■ **REQUIREMENTS**
Write every entry out again exactly, please, and skip the pictures.

======== DATA ENTRIES ========

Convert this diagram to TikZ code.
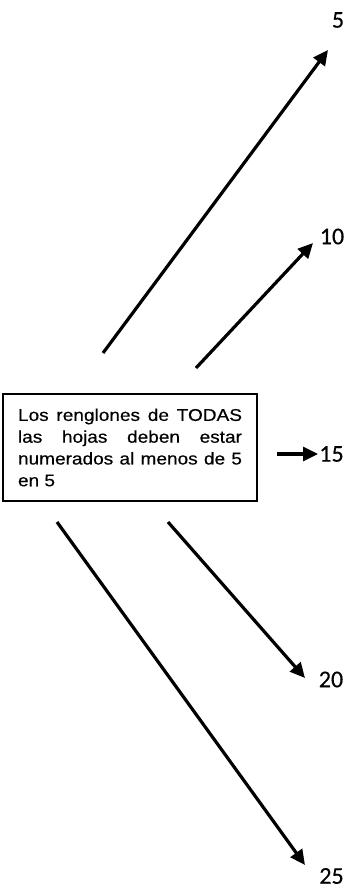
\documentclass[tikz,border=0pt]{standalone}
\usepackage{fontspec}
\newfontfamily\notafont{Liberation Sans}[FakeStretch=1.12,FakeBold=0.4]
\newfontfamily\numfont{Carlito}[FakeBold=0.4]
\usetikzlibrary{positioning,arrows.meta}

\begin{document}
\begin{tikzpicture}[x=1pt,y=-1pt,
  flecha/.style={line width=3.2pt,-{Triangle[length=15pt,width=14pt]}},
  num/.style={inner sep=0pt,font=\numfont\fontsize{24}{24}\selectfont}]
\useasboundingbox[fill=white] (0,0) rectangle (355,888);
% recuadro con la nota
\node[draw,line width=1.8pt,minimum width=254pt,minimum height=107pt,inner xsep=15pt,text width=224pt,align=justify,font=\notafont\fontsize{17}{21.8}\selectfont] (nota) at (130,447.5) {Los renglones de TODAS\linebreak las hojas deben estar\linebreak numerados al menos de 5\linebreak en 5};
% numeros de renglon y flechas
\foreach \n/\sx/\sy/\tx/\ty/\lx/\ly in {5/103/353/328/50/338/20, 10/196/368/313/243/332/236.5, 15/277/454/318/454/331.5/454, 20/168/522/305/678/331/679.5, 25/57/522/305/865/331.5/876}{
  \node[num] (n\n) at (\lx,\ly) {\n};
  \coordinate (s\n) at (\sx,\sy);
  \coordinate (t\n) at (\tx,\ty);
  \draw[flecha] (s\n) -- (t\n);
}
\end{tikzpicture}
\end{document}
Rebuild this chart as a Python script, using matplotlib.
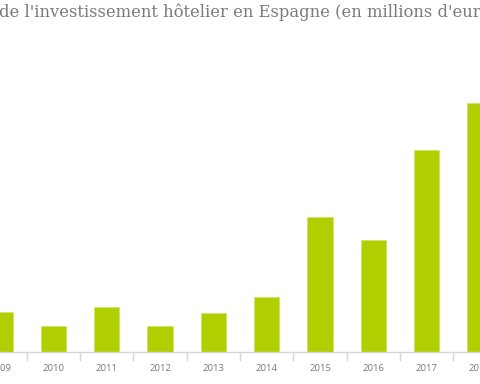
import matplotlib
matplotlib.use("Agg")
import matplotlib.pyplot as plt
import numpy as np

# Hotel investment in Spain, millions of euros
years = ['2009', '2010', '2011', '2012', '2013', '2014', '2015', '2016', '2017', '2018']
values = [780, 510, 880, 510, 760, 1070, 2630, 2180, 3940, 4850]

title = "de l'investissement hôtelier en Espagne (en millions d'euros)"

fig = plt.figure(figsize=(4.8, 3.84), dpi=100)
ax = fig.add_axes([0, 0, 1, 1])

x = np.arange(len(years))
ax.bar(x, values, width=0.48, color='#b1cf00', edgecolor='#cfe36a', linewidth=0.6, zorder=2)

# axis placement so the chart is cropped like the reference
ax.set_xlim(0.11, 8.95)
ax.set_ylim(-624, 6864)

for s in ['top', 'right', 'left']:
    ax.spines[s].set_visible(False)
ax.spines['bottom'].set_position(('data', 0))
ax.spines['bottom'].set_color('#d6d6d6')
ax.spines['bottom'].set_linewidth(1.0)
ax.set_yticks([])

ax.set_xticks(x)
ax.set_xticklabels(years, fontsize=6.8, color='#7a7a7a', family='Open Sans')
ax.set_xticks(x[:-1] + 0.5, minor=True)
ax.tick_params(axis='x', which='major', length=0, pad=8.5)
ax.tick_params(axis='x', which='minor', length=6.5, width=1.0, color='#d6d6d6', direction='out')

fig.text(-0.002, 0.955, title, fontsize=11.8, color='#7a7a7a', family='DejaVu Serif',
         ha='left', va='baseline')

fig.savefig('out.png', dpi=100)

========

■ **WORKED SOLUTION**
Convert this diagram to TikZ code.
\documentclass[tikz,border=0pt]{standalone}
\usepackage{fontspec}
\newfontfamily\notafont{Liberation Sans}[FakeStretch=1.12,FakeBold=0.4]
\newfontfamily\numfont{Carlito}[FakeBold=0.4]
\usetikzlibrary{positioning,arrows.meta}

\begin{document}
\begin{tikzpicture}[x=1pt,y=-1pt,
  flecha/.style={line width=3.2pt,-{Triangle[length=15pt,width=14pt]}},
  num/.style={inner sep=0pt,font=\numfont\fontsize{24}{24}\selectfont}]
\useasboundingbox[fill=white] (0,0) rectangle (355,888);
% recuadro con la nota
\node[draw,line width=1.8pt,minimum width=254pt,minimum height=107pt,inner xsep=15pt,text width=224pt,align=justify,font=\notafont\fontsize{17}{21.8}\selectfont] (nota) at (130,447.5) {Los renglones de TODAS\linebreak las hojas deben estar\linebreak numerados al menos de 5\linebreak en 5};
% numeros de renglon y flechas
\foreach \n/\sx/\sy/\tx/\ty/\lx/\ly in {5/103/353/328/50/338/20, 10/196/368/313/243/332/236.5, 15/277/454/318/454/331.5/454, 20/168/522/305/678/331/679.5, 25/57/522/305/865/331.5/876}{
  \node[num] (n\n) at (\lx,\ly) {\n};
  \coordinate (s\n) at (\sx,\sy);
  \coordinate (t\n) at (\tx,\ty);
  \draw[flecha] (s\n) -- (t\n);
}
\end{tikzpicture}
\end{document}
Rebuild this chart as a Python script, using matplotlib.
import matplotlib
matplotlib.use("Agg")
import matplotlib.pyplot as plt
import numpy as np

# Hotel investment in Spain, millions of euros
years = ['2009', '2010', '2011', '2012', '2013', '2014', '2015', '2016', '2017', '2018']
values = [780, 510, 880, 510, 760, 1070, 2630, 2180, 3940, 4850]

title = "de l'investissement hôtelier en Espagne (en millions d'euros)"

fig = plt.figure(figsize=(4.8, 3.84), dpi=100)
ax = fig.add_axes([0, 0, 1, 1])

x = np.arange(len(years))
ax.bar(x, values, width=0.48, color='#b1cf00', edgecolor='#cfe36a', linewidth=0.6, zorder=2)

# axis placement so the chart is cropped like the reference
ax.set_xlim(0.11, 8.95)
ax.set_ylim(-624, 6864)

for s in ['top', 'right', 'left']:
    ax.spines[s].set_visible(False)
ax.spines['bottom'].set_position(('data', 0))
ax.spines['bottom'].set_color('#d6d6d6')
ax.spines['bottom'].set_linewidth(1.0)
ax.set_yticks([])

ax.set_xticks(x)
ax.set_xticklabels(years, fontsize=6.8, color='#7a7a7a', family='Open Sans')
ax.set_xticks(x[:-1] + 0.5, minor=True)
ax.tick_params(axis='x', which='major', length=0, pad=8.5)
ax.tick_params(axis='x', which='minor', length=6.5, width=1.0, color='#d6d6d6', direction='out')

fig.text(-0.002, 0.955, title, fontsize=11.8, color='#7a7a7a', family='DejaVu Serif',
         ha='left', va='baseline')

fig.savefig('out.png', dpi=100)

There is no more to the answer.